(Items from a dataset)
::::::

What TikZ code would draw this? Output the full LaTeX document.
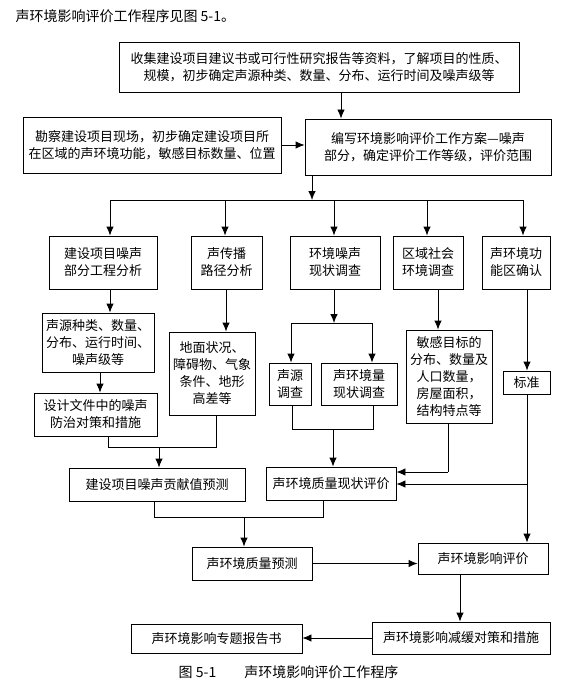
\documentclass[tikz,border=0pt]{standalone}
\usepackage{fontspec}
\newfontfamily\cjk{Noto Sans CJK SC}
\usetikzlibrary{arrows.meta}

\begin{document}
\begin{tikzpicture}[x=1pt,y=-1pt,
  every node/.style={font=\cjk\fontsize{13}{17}\selectfont},
  box/.style={draw,line width=0.9pt,align=center,inner sep=0pt},
  boxsize/.style 2 args={minimum width=#1pt,minimum height=#2pt},
  link/.style={line width=0.9pt},
  flow/.style={line width=0.9pt,-{Latex[length=9pt,width=7.5pt]}}]

\useasboundingbox (0,0) rectangle (569,687);

% heading line above the chart
\node[anchor=west,font=\cjk\fontsize{14}{16}\selectfont] (heading) at (12,16) {声环境影响评价工作程序见图 5-1。};

% first steps
\node[box,boxsize={400}{50}] (collect) at (319,67) {收集建设项目建议书或可行性研究报告等资料，了解项目的性质、\\规模，初步确定声源种类、数量、分布、运行时间及噪声级等};
\node[box,boxsize={258}{56}] (survey) at (152,145) {勘察建设项目现场，初步确定建设项目所\\在区域的声环境功能，敏感目标数量、位置};
\node[box,boxsize={246}{56}] (plan) at (428,147) {编写环境影响评价工作方案—噪声\\部分，确定评价工作等级，评价范围};

% five work items
\node[box,boxsize={108}{53}] (engin) at (103,262.5) {建设项目噪声\\部分工程分析};
\node[box,boxsize={71}{53}] (path) at (226.5,262.5) {声传播\\路径分析};
\node[box,boxsize={90}{53}] (noise) at (335,262.5) {环境噪声\\现状调查};
\node[box,boxsize={70}{53}] (social) at (428,262.5) {区域社会\\环境调查};
\node[box,boxsize={68}{53}] (zone) at (516,262.5) {声环境功\\能区确认};

% details of each item
\node[box,boxsize={112}{59}] (source) at (98,342.5) {声源种类、数量、\\分布、运行时间、\\噪声级等};
\node[box,boxsize={123}{43}] (design) at (95.5,414.5) {设计文件中的噪声\\防治对策和措施};
\node[box,boxsize={86}{83}] (ground) at (212,373.5) {地面状况、\\障碍物、气象\\条件、地形\\高差等};
\node[box,boxsize={42}{42}] (srcinv) at (290,384) {声源\\调查};
\node[box,boxsize={76}{42}] (qualinv) at (359,384) {声环境量\\现状调查};
\node[box,boxsize={86}{93}] (target) at (449,376.5) {敏感目标的\\分布、数量及\\人口数量，\\房屋面积，\\结构特点等};
\node[box,boxsize={47}{23}] (std) at (526.5,382.5) {标准};

% predictions and assessments
\node[box,boxsize={176}{33}] (contrib) at (157,484.5) {建设项目噪声贡献值预测};
\node[box,boxsize={130}{33}] (status) at (331,483.5) {声环境质量现状评价};
\node[box,boxsize={120}{33}] (predict) at (252,563.5) {声环境质量预测};
\node[box,boxsize={130}{31}] (assess) at (483,558.5) {声环境影响评价};
\node[box,boxsize={178}{32}] (mitig) at (461,638) {声环境影响减缓对策和措施};
\node[box,boxsize={171}{29}] (report) at (216.5,638.5) {声环境影响专题报告书};

\node[font=\cjk\fontsize{14}{16}\selectfont] (caption) at (288.5,672) {图 5-1\quad\quad 声环境影响评价工作程序};

% junction points
\coordinate (busL) at (110,200);
\coordinate (busR) at (523,200);
\coordinate (busin) at (312,200);
\coordinate (split) at (334,323);
\coordinate (splitL) at (291,323);
\coordinate (splitR) at (372,323);
\coordinate (joinL) at (292,429);
\coordinate (joinR) at (373,429);
\coordinate (joinM) at (333,429);
\coordinate (tgt) at (448,472);
\coordinate (stdbr) at (527,484);
\coordinate (mergeL) at (108,447);
\coordinate (mergeR) at (216,447);
\coordinate (mergeM) at (159,447);
\coordinate (predL) at (154,517);
\coordinate (predR) at (323,517);
\coordinate (predM) at (244,517);

% top part
\draw[flow] (collect.south -| 341,0) -- (plan.north -| 341,0);
\draw[flow] (survey.east) -- (survey.east -| plan.west);
\draw[flow] (plan.south -| busin) -- (busin);
\draw[link] (busL) -- (busR);
\draw[flow] (busL) -- (engin.north -| busL);
\draw[flow] (225,200) -- (path.north -| 225,0);
\draw[flow] (334,200) -- (noise.north -| 334,0);
\draw[flow] (427,200) -- (social.north -| 427,0);
\draw[flow] (busR) -- (zone.north -| busR);

% middle part
\draw[flow] (engin.south -| 110,0) -- (source.north -| 110,0);
\draw[flow] (source.south -| 100,0) -- (design.north -| 100,0);
\draw[flow] (path.south -| 226,0) -- (ground.north -| 226,0);
\draw[flow] (noise.south -| split) -- (split);
\draw[link] (splitL) -- (splitR);
\draw[flow] (splitL) -- (srcinv.north -| splitL);
\draw[flow] (splitR) -- (qualinv.north -| splitR);
\draw[flow] (social.south -| 438,0) -- (target.north -| 438,0);
\draw[flow] (zone.south -| stdbr) -- (std.north -| stdbr);

% lines into the assessments
\draw[link] (srcinv.south -| joinL) -- (joinL) -- (joinR) -- (qualinv.south -| joinR);
\draw[flow] (joinM) -- (status.north -| joinM);
\draw[link] (target.south -| tgt) -- (tgt);
\draw[flow] (tgt) -- (tgt -| status.east);
\draw[flow] (std.south -| stdbr) -- (assess.north -| stdbr);
\draw[flow] (stdbr) -- (stdbr -| status.east);
\draw[link] (design.south -| mergeL) -- (mergeL) -- (mergeR) -- (ground.south -| mergeR);
\draw[flow] (mergeM) -- (contrib.north -| mergeM);

% bottom part
\draw[link] (contrib.south -| predL) -- (predL) -- (predR) -- (status.south -| predR);
\draw[flow] (predM) -- (predict.north -| predM);
\draw[flow] (predict.east) -- (predict.east -| assess.west);
\draw[flow] (assess.south -| 460,0) -- (mitig.north -| 460,0);
\draw[flow] (mitig.west) -- (mitig.west -| report.east);

\end{tikzpicture}
\end{document}
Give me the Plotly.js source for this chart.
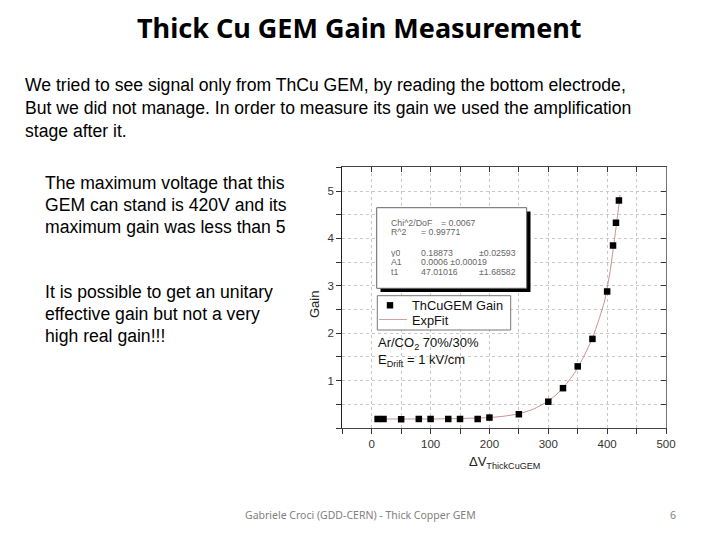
<!DOCTYPE html>
<html>
<head>
<meta charset="utf-8">
<script src="https://cdn.plot.ly/plotly-3.0.1.min.js"></script>
<style>
html,body{margin:0;padding:0;background:#fff;}
#chart{width:720px;height:540px;}
</style>
</head>
<body>
<div id="chart"></div>
<script>
// ---- data ----
const voltage = [10, 20, 50, 80, 100, 130, 150, 180, 200, 250, 300, 325, 350, 375, 400, 410, 415, 420];
const gain    = [0.19, 0.19, 0.185, 0.19, 0.19, 0.19, 0.19, 0.19, 0.22, 0.29, 0.555, 0.84, 1.30, 1.88, 2.88, 3.85, 4.33, 4.80];
const fitVoltage = [5, 50, 100, 150, 200, 225, 250, 275, 300, 315, 330, 345, 360, 375, 385, 395, 405, 410, 415, 420, 422];
const fitGain    = [0.19, 0.19, 0.19, 0.20, 0.22, 0.25, 0.30, 0.40, 0.57, 0.72, 0.92, 1.17, 1.50, 1.90, 2.25, 2.65, 3.30, 3.75, 4.22, 4.72, 4.92];
const xTickVals = [-50, 0, 50, 100, 150, 200, 250, 300, 350, 400, 450, 500];
const xTickText = ['', '0', '', '100', '', '200', '', '300', '', '400', '', '500'];
const yTickVals = [0, 0.5, 1, 1.5, 2, 2.5, 3, 3.5, 4, 4.5, 5, 5.5];
const yTickText = ['', '', '1', '', '2', '', '3', '', '4', '', '5', ''];
const seriesNames = ['ThCuGEM Gain', 'ExpFit'];
const fitStats = [
  ['Chi^2/DoF', '= 0.0067', ''],
  ['R^2', '= 0.99771', ''],
  ['y0', '0.18873', '±0.02593'],
  ['A1', '0.0006 ±0.00019', ''],
  ['t1', '47.01016', '±1.68582']
];
const titleText = 'Thick Cu GEM Gain Measurement';
const introLines = [
  'We tried to see signal only from ThCu GEM, by reading the bottom electrode,',
  'But we did not manage. In order to measure its gain we used the amplification',
  'stage after it.'
];
const noteA = ['The maximum voltage that this', 'GEM can stand is 420V and its', 'maximum gain was less than 5'];
const noteB = ['It is possible to get an unitary', 'effective gain but not a very', 'high real gain!!!'];
const footerText = 'Gabriele Croci (GDD-CERN) - Thick Copper GEM';
const pageNum = '6';

// ---- layout helpers (pixel -> paper) ----
const W = 720, H = 540;
const px = x => x / W;
const py = y => 1 - y / H;

const L = 342.3, R = 666, T = 167.3, B = 428;

const ann = [];
function txt(text, x, y, opts) {
  ann.push(Object.assign({
    text: text, x: px(x), y: py(y), xref: 'paper', yref: 'paper',
    showarrow: false, xanchor: 'left', yanchor: 'middle',
    font: {family: 'Liberation Sans, Arial, sans-serif', size: 17.6, color: '#000'}
  }, opts || {}));
}

txt(titleText, 359, 28, {xanchor: 'center', font: {family: 'Noto Sans, sans-serif', size: 27, color: '#000', weight: 700}});
introLines.forEach((t, i) => txt(t, 23, 85 + i * 23));
noteA.forEach((t, i) => txt(t, 43, 183 + i * 22));
noteB.forEach((t, i) => txt(t, 43, 292 + i * 22));
txt(footerText, 360, 515, {xanchor: 'center', font: {family: 'Noto Sans, sans-serif', size: 10.5, color: '#7f7f7f'}});
txt(pageNum, 673, 515, {xanchor: 'center', font: {family: 'Noto Sans, sans-serif', size: 10.5, color: '#7f7f7f'}});

// axis titles
txt('Gain', 314, 305, {xanchor: 'center', textangle: -90, font: {family: 'Liberation Sans, Arial, sans-serif', size: 13, color: '#222'}});
txt('ΔV<sub>ThickCuGEM</sub>', 505, 462, {xanchor: 'center', font: {family: 'Liberation Sans, Arial, sans-serif', size: 13, color: '#222'}});

// fit statistics box text
const fs = {family: 'Liberation Sans, Arial, sans-serif', size: 8.8, color: '#666'};
const st = {font: fs, height: 9, borderpad: 0};
const rowsY = [222.7, 232, 252.5, 261.5, 271];
txt(fitStats[0][0], 390, rowsY[0], st); txt(fitStats[0][1], 440, rowsY[0], st);
txt(fitStats[1][0], 390, rowsY[1], st); txt(fitStats[1][1], 420, rowsY[1], st);
txt(fitStats[2][0], 390, rowsY[2], st); txt(fitStats[2][1], 420, rowsY[2], st); txt(fitStats[2][2], 478, rowsY[2], st);
txt(fitStats[3][0], 390, rowsY[3], st); txt(fitStats[3][1], 420, rowsY[3], st);
txt(fitStats[4][0], 390, rowsY[4], st); txt(fitStats[4][1], 420, rowsY[4], st); txt(fitStats[4][2], 478, rowsY[4], st);

// legend (drawn manually to match the compact original box)
const lf = {family: 'Liberation Sans, Arial, sans-serif', size: 12.8, color: '#111'};
txt(seriesNames[0], 410, 305.5, {font: lf});
txt(seriesNames[1], 410, 320.5, {font: lf});

// gas annotation
const gf = {family: 'Liberation Sans, Arial, sans-serif', size: 13, color: '#111'};
txt('Ar/CO<sub>2</sub> 70%/30%', 376, 343, {font: gf});
txt('E<sub>Drift</sub> = 1 kV/cm', 376, 360, {font: gf});

const shapes = [
  // shadow and box for fit stats
  {type: 'rect', xref: 'paper', yref: 'paper', x0: px(380.5), x1: px(530.5), y0: py(292), y1: py(211.5), fillcolor: '#000', line: {width: 0}, layer: 'above'},
  {type: 'rect', xref: 'paper', yref: 'paper', x0: px(376.7), x1: px(526.7), y0: py(288.3), y1: py(207.7), fillcolor: '#fff', line: {width: 1, color: '#666'}, layer: 'above'},
  // legend box and symbols
  {type: 'rect', xref: 'paper', yref: 'paper', x0: px(377.3), x1: px(510.7), y0: py(330), y1: py(295.7), fillcolor: '#fff', line: {width: 1, color: '#777'}, layer: 'above'},
  {type: 'rect', xref: 'paper', yref: 'paper', x0: px(386.8), x1: px(393.2), y0: py(308.5), y1: py(302.1), fillcolor: '#000', line: {width: 0}, layer: 'above'},
  {type: 'line', xref: 'paper', yref: 'paper', x0: px(379), x1: px(407), y0: py(319.5), y1: py(319.5), line: {width: 1, color: '#d0a0a0'}, layer: 'above'}
];

const gridColor = '#c8c8c8';
const axisFont = {family: 'Liberation Sans, Arial, sans-serif', size: 11.5, color: '#333'};

const traces = [
  {x: fitVoltage, y: fitGain, name: seriesNames[1], mode: 'lines', type: 'scatter',
   line: {color: '#c89090', width: 1, shape: 'spline', smoothing: 0.6}},
  {x: voltage, y: gain, name: seriesNames[0], mode: 'markers', type: 'scatter',
   marker: {symbol: 'square', size: 6.5, color: '#000', line: {width: 0}}, cliponaxis: false},
  // invisible trace to activate top/right axes
  {x: [0], y: [0], xaxis: 'x2', yaxis: 'y2', mode: 'markers', marker: {opacity: 0}, showlegend: false, hoverinfo: 'skip'}
];

const layout = {
  width: W, height: H,
  margin: {l: 0, r: 0, t: 0, b: 0},
  paper_bgcolor: '#fff', plot_bgcolor: '#fff',
  showlegend: false,
  xaxis: {domain: [px(L), px(R)], range: [-50, 500], anchor: 'y',
          tickmode: 'array', tickvals: xTickVals, ticktext: xTickText,
          ticks: 'outside', ticklen: 5, tickcolor: '#333',
          showgrid: true, gridcolor: gridColor, griddash: 'dot', gridwidth: 1,
          showline: true, linecolor: '#444', linewidth: 1, zeroline: false,
          tickfont: axisFont, fixedrange: true},
  yaxis: {domain: [py(B), py(T)], range: [0, 5.5], anchor: 'x',
          tickmode: 'array', tickvals: yTickVals, ticktext: yTickText,
          ticks: 'outside', ticklen: 5, tickcolor: '#333',
          showgrid: true, gridcolor: gridColor, griddash: 'dot', gridwidth: 1,
          showline: true, linecolor: '#222', linewidth: 1, zeroline: false,
          tickfont: axisFont, fixedrange: true},
  xaxis2: {domain: [px(L), px(R)], range: [-50, 500], overlaying: 'x', side: 'top', anchor: 'y2',
           tickmode: 'array', tickvals: xTickVals, showticklabels: false,
           ticks: 'inside', ticklen: 5, tickcolor: '#333', showgrid: false,
           showline: true, linecolor: '#444', linewidth: 1, zeroline: false},
  yaxis2: {domain: [py(B), py(T)], range: [0, 5.5], overlaying: 'y', side: 'right', anchor: 'x2',
           tickmode: 'array', tickvals: yTickVals, showticklabels: false,
           ticks: 'inside', ticklen: 5, tickcolor: '#333', showgrid: false,
           showline: true, linecolor: '#777', linewidth: 1, zeroline: false},
  annotations: ann,
  shapes: shapes
};

Plotly.newPlot('chart', traces, layout, {staticPlot: true, displayModeBar: false});
</script>
</body>
</html>
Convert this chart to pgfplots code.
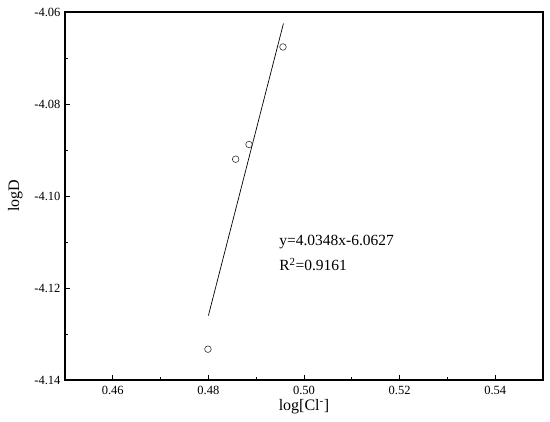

::::::

**OBJECTIVE:**
Reproduce the records above from their first line to the line bearing "(heading) at (12,16)", both ends included, leaving every picture out.

**RESULT:**
What TikZ code would draw this? Output the full LaTeX document.
\documentclass[tikz,border=0pt]{standalone}
\usepackage{fontspec}
\newfontfamily\cjk{Noto Sans CJK SC}
\usetikzlibrary{arrows.meta}

\begin{document}
\begin{tikzpicture}[x=1pt,y=-1pt,
  every node/.style={font=\cjk\fontsize{13}{17}\selectfont},
  box/.style={draw,line width=0.9pt,align=center,inner sep=0pt},
  boxsize/.style 2 args={minimum width=#1pt,minimum height=#2pt},
  link/.style={line width=0.9pt},
  flow/.style={line width=0.9pt,-{Latex[length=9pt,width=7.5pt]}}]

\useasboundingbox (0,0) rectangle (569,687);

% heading line above the chart
\node[anchor=west,font=\cjk\fontsize{14}{16}\selectfont] (heading) at (12,16) {声环境影响评价工作程序见图 5-1。};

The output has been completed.